Thompson sampling over an exponential reward with a Gamma prior on the rate.

GammaScaleTS

fun GammaScaleTS(fixedShape: Double, priorMean: Double = 1.0, priorWeight: Double = 0.1): ThompsonSampling<WeightedMeanResult>

Thompson sampling over a Gamma reward with known shape and Gamma prior on the scale.

GeometricTS

fun GeometricTS(priorMean: Double = 2.0, priorWeight: Double = 1.0): ThompsonSampling<WeightedMeanResult>

Thompson sampling over a geometric reward with a Beta prior on the success probability.

LogNormalTS

fun LogNormalTS(priorMean: Double = 0.0, priorWeight: Double = 0.02, priorSquaredDeviations: Double = 2.0): ThompsonSampling<WeightedVarianceResult>

Thompson sampling over a log-normal reward via Normal-Gamma on log(value).

NormalTS

fun NormalTS(priorMean: Double = 0.0, priorWeight: Double = 0.02, priorSquaredDeviations: Double = 0.02): ThompsonSampling<WeightedVarianceResult>

Thompson sampling over a Normal-Gamma prior; unknown mean and variance.

PoissonTS

fun PoissonTS(priorMean: Double = 1.0, priorWeight: Double = 0.01): ThompsonSampling<WeightedMeanResult>

Thompson sampling over a Poisson reward with a Gamma prior on the rate.

warmStart

fun BernoulliArm.Companion.warmStart(global: BernoulliSumResult, shrinkage: Double = 1.0): BernoulliArm

Warm-started BernoulliArm from a global Bernoulli snapshot.
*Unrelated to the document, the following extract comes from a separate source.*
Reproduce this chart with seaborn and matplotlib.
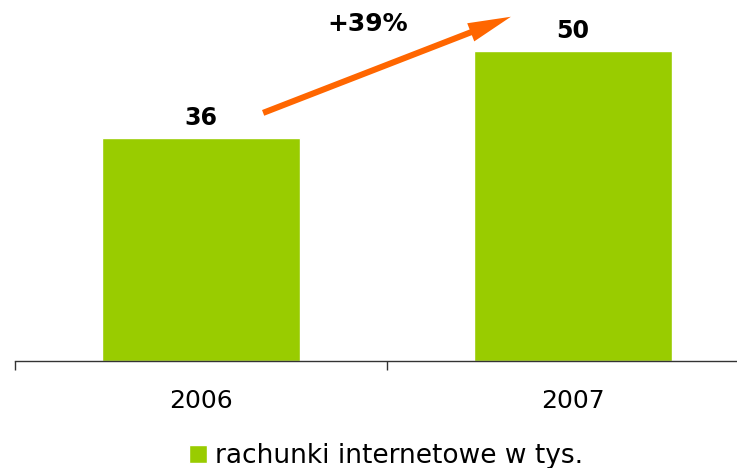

fun LogNormalArm.Companion.warmStart(global: WeightedVarianceResult, shrinkage: Double = 1.0): LogNormalArm

Warm-started LogNormalArm from a global weighted-variance snapshot on the log scale (caller is responsible for ensuring the snapshot is over ln(reward)).

fun MeanArm.Companion.warmStart(global: WeightedMeanResult, shrinkage: Double = 1.0): MeanArm

Warm-started MeanArm from a global weighted-mean snapshot.
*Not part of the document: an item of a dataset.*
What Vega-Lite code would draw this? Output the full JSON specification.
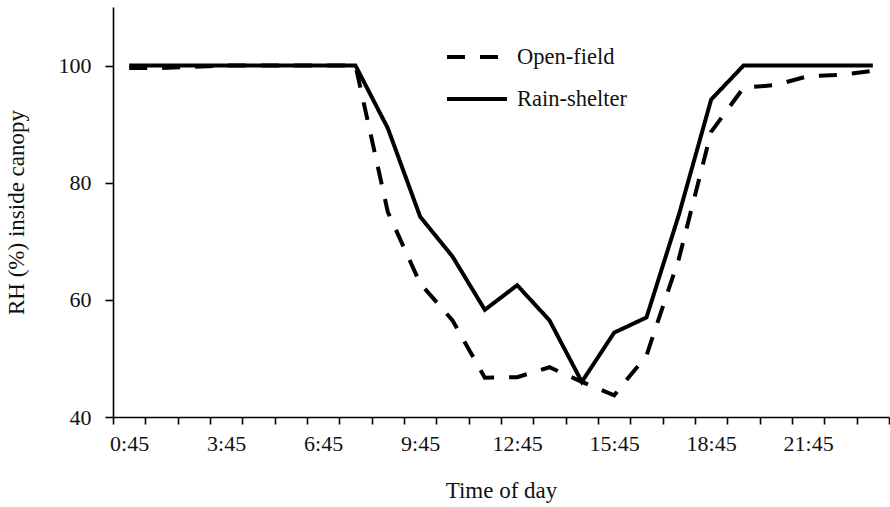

fun MomentsArm.Companion.warmStart(global: MomentsResult, shrinkage: Double = 1.0): MomentsArm

Warm-started MomentsArm from a global moments snapshot.

fun NormalArm.Companion.warmStart(global: WeightedVarianceResult, shrinkage: Double = 1.0): NormalArm

Warm-started NormalArm from a global weighted-variance snapshot. The arm's prior variance is preserved from the global; only the prior weight is shrunk.